France As Perfect Laboratory – More’s The Pity For Its People

Today I had the misfortune to read the French business daily, Les Echos. It was a stretch for my French, but oddly enough, the higher the language level, the easier it is.

The misfortune was to discover, in detail, the first steps of the Hollande government.

If you thought that the Rudd government’s hardening of workplace regulation in the midst of a financial crisis was, well, utterly stupid, then what the Hollande government is doing will take your breath away.

OK, France has a tradition of corporatist consulting with “social partners”, the composition of which is dominated by unions and similar bodies. But the early indications are that the retro-ideologues are well in control and that being in government hasn’t added much in the way of prudence or history-driven humility.

Consider, during a currency, financial and business confidence crisis doing the following: increasing the minimum wage and indexing it to GDP growth; taking the first step to reducing the retirement age to 62 from 60 after a grand struggle to increase it; hiring 60,000 more public servants in education; new business taxes that outweigh earlier reductions still in place; new jobs financed 75% by the state; a law forcing multinationals that are closing down to accept a buyout when determined by a “tribunal de commerce”; and a law allowing workers to “seize justice” in cases “manifestly contrary to the enterprise’s interests”, whatever that means.

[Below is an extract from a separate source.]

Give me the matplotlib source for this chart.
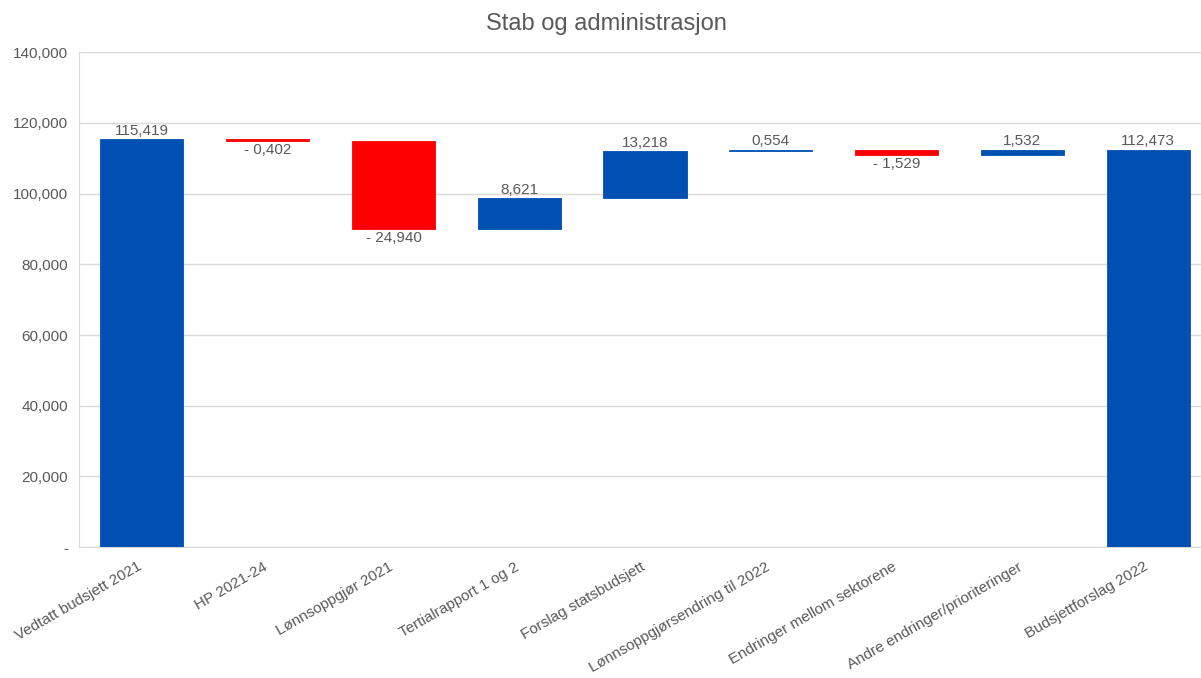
import numpy as np
import matplotlib.pyplot as plt

plt.rcParams['font.family'] = ['Liberation Sans', 'DejaVu Sans']

categories = ["Vedtatt budsjett 2021", "HP 2021-24", "Lønnsoppgjør 2021",
              "Tertialrapport 1 og 2", "Forslag statsbudsjett",
              "Lønnsoppgjørsendring til 2022", "Endringer mellom sektorene",
              "Andre endringer/prioriteringer", "Budsjettforslag 2022"]
changes = [115.419, -0.402, -24.940, 8.621, 13.218, 0.554, -1.529, 1.532, 112.473]
is_total = [True, False, False, False, False, False, False, False, True]

blue = "#0050b4"
red = "#ff0000"
grey = "#595959"

def fmt(v):
    s = f"{abs(v):.3f}".replace(".", ",")
    return "- " + s if v < 0 else s

fig = plt.figure(figsize=(12.01, 6.78), dpi=100)
ax = fig.add_axes([0.0658, 0.193, 0.9425, 0.730])

x = np.arange(len(categories))
running = 0.0
for i, (v, tot) in enumerate(zip(changes, is_total)):
    if tot:
        bottom, height = 0, v
        running = v
    else:
        bottom = running if v >= 0 else running + v
        height = abs(v)
        running += v
    color = red if v < 0 else blue
    ax.bar(x[i], height, bottom=bottom, width=0.66, color=color,
           edgecolor=color, linewidth=0.6, zorder=3)
    if v >= 0:
        ax.text(x[i], bottom + height + 0.3, fmt(v), ha="center", va="bottom",
                fontsize=11, color=grey)
    else:
        ax.text(x[i], bottom - 0.6, fmt(v), ha="center", va="top",
                fontsize=11, color=grey)

ax.set_ylim(0, 140)
ax.set_xlim(-0.5, len(categories) - 0.5)
yt = np.arange(0, 141, 20)
ax.set_yticks(yt)
ax.set_yticklabels(["-" if t == 0 else f"{t:.3f}".replace(".", ",") for t in yt],
                   fontsize=11, color=grey)
ax.set_xticks(x - 0.04)
ax.set_xticklabels(categories, rotation=30, ha="right", rotation_mode="anchor",
                   fontsize=11, color=grey)
ax.tick_params(axis="y", length=0, pad=8)
ax.tick_params(axis="x", length=0, pad=9)
ax.grid(axis="y", color="#d9d9d9", linewidth=1, zorder=0)
for s in ax.spines.values():
    s.set_color("#d9d9d9")

fig.text(0.505, 0.965, "Stab og administrasjon", fontsize=17, color=grey,
         ha="center", va="center")

fig.savefig("out.png", dpi=100)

But above all, it is the open door policy to unions agitating for increased “sharing of value-added” that is striking. The first consultation invites from the incoming government were to unions and union peak bodies. Wherever you turn, commentators speak of “reassuring the social partners” – read unions, though it includes employer groups – and of voter or union knee-jerk responses to poorly chosen words asking for reform, rather than dealing with the substance.

It is sad to see French articles and debate in 2012 covering topics addressed in Australia in the early 1980s. Even Xavier de Yturbe, a commentator in favour of substantial reform, wrote in an op-ed piece that using the term flexibility was “psychologically maladroit”, as unions and workers subconsciously associate it with unemployment. FFS!

The belief remains across France that a government can legislate for perpetual financial security.  The unhappy truth, in any country, is that the only security you have is your capacity to earn and your capacity to adjust to meet changed circumstances.

Television chat is full of Sarkozy-era players trying to defend the reforms they did manage to get through – Sarkozy was a terrible disappointment – in the face of a media pointing to Hollande’s election as a clear repudiation of commonsense.

Interestingly, some of the highest profile ex-Ministers (such as former Foreign Minister Michèle Alliot-Marie) are openly attacking the Left-bias of reporters (not commentators) and the overt stacking of tribunals and bureaucracy. Add that to Mitt Romney’s speech calling out the media a few weeks ago, and a new front may be emerging in the conflict with the Left political class. One that has been a long time coming.

A triumphant French Left is operating in complete ignorance of their situation, or that of their country. It reminds me of the high-fives in the Australian House of Reps on passing the Carbon Tax; the self-congratulation of people so buried in ideology that they don’t realise they are stepping towards their own and their economy’s destruction.

After the first round of the French Presidential elections I wrote that the voters had stuck their head in the sand; more strikingly, it is clear the French political class has done the same for the past 50 years.  Serious players in the previous administration had pulled theirs out of the sand, shaken them clear and started to get to work, only to be let down by Sarkozy’s ego and lack of focus. The media, bureaucratic, academic and policy classes though, carry on as before, safe with their government salaries and Euro-junkets, free from facing the consequences of their beliefs.

If Hollande doesn’t reverse course soon in face of financial restrictions, eventually the social contract will fall over and French students and unions, loving the asphalt as they do, will cause the government to do the same. In twenty years or so we may well be able to add one more number to the list of French Republics.